Ternyata Indonesia Masih Kalah dengan India Dalam Pemakaian BBM Rendah Sulfur
Pemerintah India dinilai lebih siap dan serius dalam penanganan kualitas udara.
Peneliti dari Center of Reform of Economics (CORE), Muhammad Andri Perdana menyoroti lambatnya penerapan bahan bakar minyak (BBM) ber-sulfur rendah di Indonesia.
Menurut Andri, meski Pertamina telah menawarkan BBM dengan sulfur di bawah 50 Parts Per Million (PPM), yaitu Pertamina Dex 53, Pertamina Turbo 98, dan Pertamax Turbo 95, jenis BBM yang memenuhi standar Euro 4 masih sangat terbatas.
"Jadi selain itu, spesifikasi yang memenuhi Euro 4 itu tidak ada. jadi disini yang Euro 4 saja, yang PPM- nya 50, yang kalau kita lihat di negara-negara lain itu sudah Euro 6, Euro 7 gitu kan, semuanya udah jauh di bawah ini kualitasnya," kata Andri dalam acara media workshop, Jakarta, Senin (5/8).
Dari sisi otomotif, Andri menilai sektor otomotif di Indonesia belum sepenuhnya siap untuk beralih ke standar BBM yang lebih tinggi, meski kualitas kendaraan di negara ini sudah mampu menerima BBM dengan standar Euro 4.
Jika dibandingkan dengan India yang memiliki kondisi ekonomi serupa dengan Indonesia, kata Andri India jauh lebih siap dalam menangani masalah kualitas udara dan penerapan standar BBM yang lebih ketat.

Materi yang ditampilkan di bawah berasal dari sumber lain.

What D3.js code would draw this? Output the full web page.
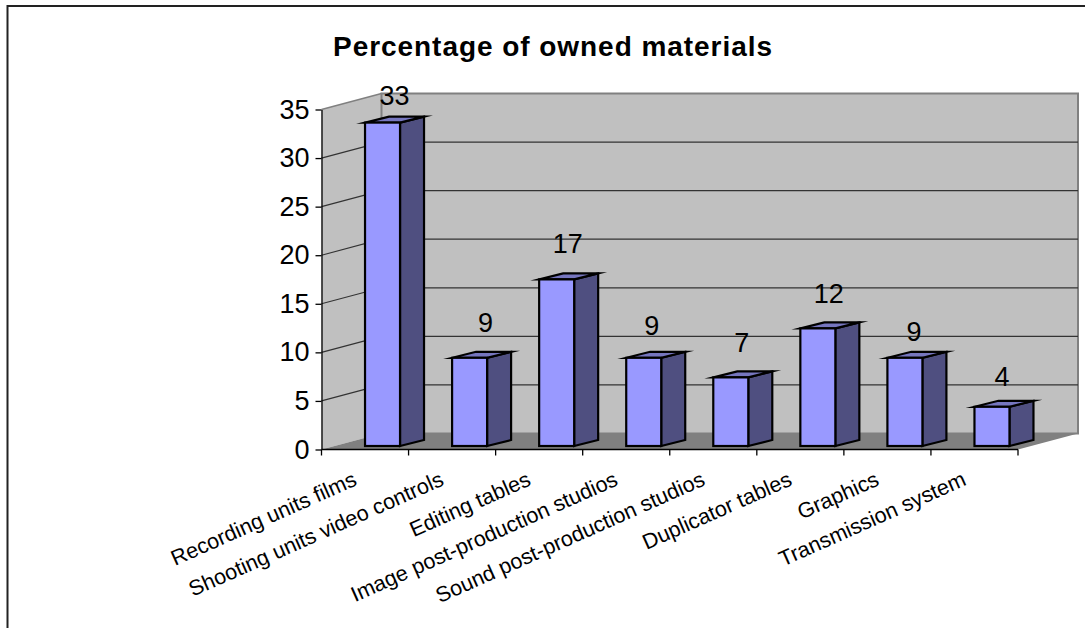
<!DOCTYPE html>
<html><head><meta charset="utf-8">
<script src="https://cdn.jsdelivr.net/npm/d3@7"></script>
<style>html,body{margin:0;background:#fff}svg{display:block}text{font-family:"Liberation Sans",Arial,sans-serif;fill:#000}</style>
</head><body><script>
const categories=["Recording units films","Shooting units video controls","Editing tables","Image post-production studios","Sound post-production studios","Duplicator tables","Graphics","Transmission system"];
const values=[33,9,17,9,7,12,9,4];
const yTicks=[0,5,10,15,20,25,30,35];
const title="Percentage of owned materials";
const W=1085,H=628;
const svg=d3.select("body").append("svg").attr("width",W).attr("height",H);
const x=d3.scaleBand().domain(categories).range([321.5,1018]);
const y=d3.scaleLinear().domain([0,35]).range([449.5,109.5]);
const yBar=d3.scaleLinear().domain([0,35]).range([446,103]);
const dx=60,dy=-16,bdx=24,bdy=-6,barW=35,barShift=17.5;
const labelGap=[18,26,26,23,25,25,17,21],labelShift=[12,16,11,8,11,11,9,10];
const poly=p=>p.map(d=>d.join(",")).join(" ");
svg.append("path").attr("d",`M7.5,${H}V6H${W}`).attr("fill","none").attr("stroke","#222").attr("stroke-width",2);
svg.append("text").attr("x",553).attr("y",55.5).attr("text-anchor","middle").attr("font-weight","bold").attr("font-size",28).attr("letter-spacing",0.95).text(title);
const x0=x.range()[0],x1=x.range()[1];
// walls & floor
svg.append("polygon").attr("points",poly([[x0,y(0)],[x0+dx,y(0)+dy],[x0+dx,y(35)+dy],[x0,y(35)]])).attr("fill","#c0c0c0");
svg.append("polygon").attr("points",poly([[x0+dx,y(0)+dy],[x1+dx,y(0)+dy],[x1+dx,y(35)+dy],[x0+dx,y(35)+dy]])).attr("fill","#c0c0c0").attr("stroke","#808080").attr("stroke-width",2);
svg.append("polygon").attr("points",poly([[x0,y(0)],[x1,y(0)],[x1+dx,y(0)+dy],[x0+dx,y(0)+dy]])).attr("fill","#808080");
svg.append("line").attr("x1",x0).attr("y1",y(35)).attr("x2",x0+dx).attr("y2",y(35)+dy).attr("stroke","#808080").attr("stroke-width",1.5);
// grid
const g=svg.append("g").attr("stroke","#333").attr("stroke-width",1.2).attr("fill","none");
yTicks.slice(1,-1).forEach(t=>{
  g.append("path").attr("d",`M${x0},${y(t)}L${x0+dx},${y(t)+dy}H${x1+dx}`);
});
// axes
const ya=svg.append("g").attr("transform",`translate(${x0},0)`).call(d3.axisLeft(y).tickValues(yTicks).tickSize(6).tickSizeOuter(0).tickPadding(6));
ya.selectAll("text").attr("font-size",27).style("font-family",'"Liberation Sans",Arial,sans-serif');
ya.selectAll("path,line").attr("stroke","#000").attr("stroke-width",1.3);
const bounds=d3.range(categories.length+1).map(i=>x0+i*x.step());
svg.append("line").attr("x1",x0).attr("y1",y(0)).attr("x2",x1).attr("y2",y(0)).attr("stroke","#000").attr("stroke-width",1.3);
svg.append("g").selectAll("line").data(bounds).join("line").attr("x1",d=>d).attr("x2",d=>d).attr("y1",y(0)).attr("y2",y(0)+6).attr("stroke","#000").attr("stroke-width",1.3);
// bars
const bars=svg.append("g").selectAll("g").data(categories).join("g").attr("stroke","#000").attr("stroke-width",2.2).attr("stroke-linejoin","miter").attr("stroke-miterlimit",10);
bars.each(function(c,i){
  const G=d3.select(this),l=x(c)+x.bandwidth()/2+barShift-barW/2,r=l+barW,t=yBar(values[i]),b=yBar(0);
  G.append("polygon").attr("points",poly([[r,b],[r+bdx,b+bdy],[r+bdx,t+bdy],[r,t]])).attr("fill","#4f4f80");
  G.append("polygon").attr("points",poly([[l,t],[r,t],[r+bdx,t+bdy],[l+bdx,t+bdy]])).attr("fill","#7676bf");
  G.append("rect").attr("x",l).attr("y",t).attr("width",barW).attr("height",b-t).attr("fill","#9999ff");
});
// data labels
svg.append("g").selectAll("text").data(categories).join("text").attr("text-anchor","middle").attr("font-size",27)
 .attr("x",(d,i)=>x(d)+x.bandwidth()/2+barShift+labelShift[i]).attr("y",(d,i)=>yBar(values[i])-labelGap[i]).text((d,i)=>values[i]);
// category labels
svg.append("g").selectAll("text").data(categories).join("text").attr("text-anchor","end").attr("font-size",21.6)
 .attr("transform",d=>`translate(${x(d)+x.bandwidth()/2-7},${y(0)+35}) rotate(-24)`).text(d=>d);
</script></body></html>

"India yang kita per kapitanya kurang lebih sama dengan Indonesia, bisa jauh lebih siap dalam kualitas udaranya gitu kan mereka lebih serius dalam memperbaiki kesiapan polusi udara," tambahnya.
Andri menyebut ada beberapa skenario untuk meningkatkan kualitas BBM di Indonesia. Pertama dengan menaikan anggaran subsidi, di mana pemerintah menaikkan anggaran subsidi untuk menaikkan kualitas BBM ke Euro-4.
Kenaikan biaya produksi akibat peningkatan kualitas BBM ditanggung oleh APBN sepenuhnya. Sehingga memberikan dampak terhadap perubahan anggaran yang meningkat hingga Rp21,5 triliun sampai Rp46,1 triliun yang diakumulasikan yakni pada 2025-2028.
Skenario kedua, pemerintah tidak perlu menambah anggaran untuk menaikkan kualitas BBM, sehingga kenaikan biaya produksi langsung dibebankan ke masyarakat dengan menaikkan harga BBM sekitar Rp100-Rp250 per liter.
Skenario ini, kata dia akan memberikan dampak terhadap inflasi +0,07 persen hingga 0,19 persen. Namun dampak inflasi hanya terjadi pada tahun awak kebijakan yakni tahun 2025.
Skenario terakhir adalah pembatasan subsidi BBM. Pemerintah dapat mengalihkan anggaran subsidi untuk membiayai kenaikan kualitas BBM melalui pembatasan subsidi bagi sebagian jenis kendaraan.
Dia melanjutkan dengan menggunakan skema terakhir ini pemerintah dapat menghemat penurunan volume subsidi Rp39 triliun hingga Rp42,5 triliun sepanjang tahun 2025-2028.